ERIC Number: ED374432
Record Type: Non-Journal
Publication Date: 1994-Jun
Reference Count: N/A
School Reform through Examinations: Lessons from the British Experience. Occasional Paper No. 38.
Freedman, Sarah Warshauer
A study examined national examinations in Britain and their effects on what and how students learn. A national questionnaire was completed by 695 teachers across grade levels and 702 of their students at the secondary level in both the United States and Great Britain. Observations were conducted in eight English/language arts classrooms in the two countries, across the equivalent grades 6-9. Two case study classes, one in the United States and one in England, were paired and students exchanged their writing with one another for an entire academic year. Observations were conducted in 1987 and 1988, when the national examination system was in a state of flux. The exam classrooms had to adhere to requirements that inhibited the teachers' abilities to build a coherent curriculum with their students and inhibited the amounts and kinds of writing the students did.

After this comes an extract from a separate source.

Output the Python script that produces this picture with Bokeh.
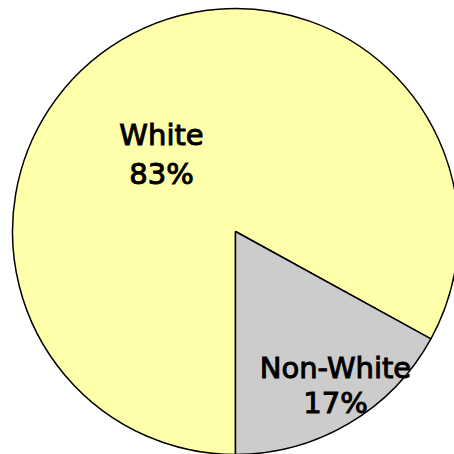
import math
from bokeh.plotting import figure
from bokeh.models import Range1d, ColumnDataSource
from bokeh.core.properties import value
from bokeh.embed import file_html
from bokeh.resources import INLINE

categories = ["White", "Non-White"]
values = [83, 17]
colors = ["#FFFFAA", "#CCCCCC"]

W = H = 454
p = figure(width=W, height=H, output_backend="svg", toolbar_location=None,
           x_range=Range1d(0, W), y_range=Range1d(0, H), min_border=0)
p.axis.visible = False
p.grid.visible = False
p.outline_line_color = None
p.background_fill_color = "white"

cx, cy, r = 235, 223, 223
total = sum(values)
# Non-White starts pointing straight down and runs counterclockwise
start = -math.pi / 2
starts, ends = {}, {}
for cat in ["Non-White", "White"]:
    v = values[categories.index(cat)]
    a = 2 * math.pi * v / total
    starts[cat] = start
    ends[cat] = start + a
    start += a

src = ColumnDataSource(dict(
    x=[cx] * len(categories), y=[cy] * len(categories),
    start=[starts[c] for c in categories], end=[ends[c] for c in categories],
    color=colors))
p.wedge(x="x", y="y", radius=r, start_angle="start", end_angle="end",
        fill_color="color", line_color="black", line_width=1.5, source=src)

# label layout: (center x, baseline of first line, baseline of second line)
label_pos = {"White": (161, 320, 281), "Non-White": (335, 87, 52)}
lx, ly, lt = [], [], []
for c, v in zip(categories, values):
    x0, y1, y2 = label_pos[c]
    lx += [x0, x0]
    ly += [y1, y2]
    lt += [c, f"{v}%"]
tsrc = ColumnDataSource(dict(x=lx, y=ly, text=lt))
p.text(x="x", y="y", text="text", source=tsrc, text_align="center",
       text_baseline="alphabetic", text_font=value("DejaVu Sans"),
       text_font_size="29px", text_font_style="normal", text_color="black",
       text_outline_color="black")

open("out.html", "w").write(file_html(p, INLINE))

The high stakes of the examiner audience and the teachers' and students' perceptions of the kind of writing that was appropriate for the exams constricted how and what students wrote. Students in the exam classes, unlike the groups of younger British students who had no exams and unlike their United States partners, showed real involvement in their writing only when they were not writing for the examiner, which was rarely. The British examination system, in 1994, has changed to include more emphasis on terminal exams and less emphasis on portfolios or coursework. Findings suggest that the path to curricular reform through examinations, though tempting, remains elusive. (Contains 10 references.) (RS)
Publication Type: Reports - Evaluative
Education Level: N/A
Sponsor: Office of Educational Research and Improvement (ED), Washington, DC.
Authoring Institution: National Center for the Study of Writing and Literacy, Berkeley, CA.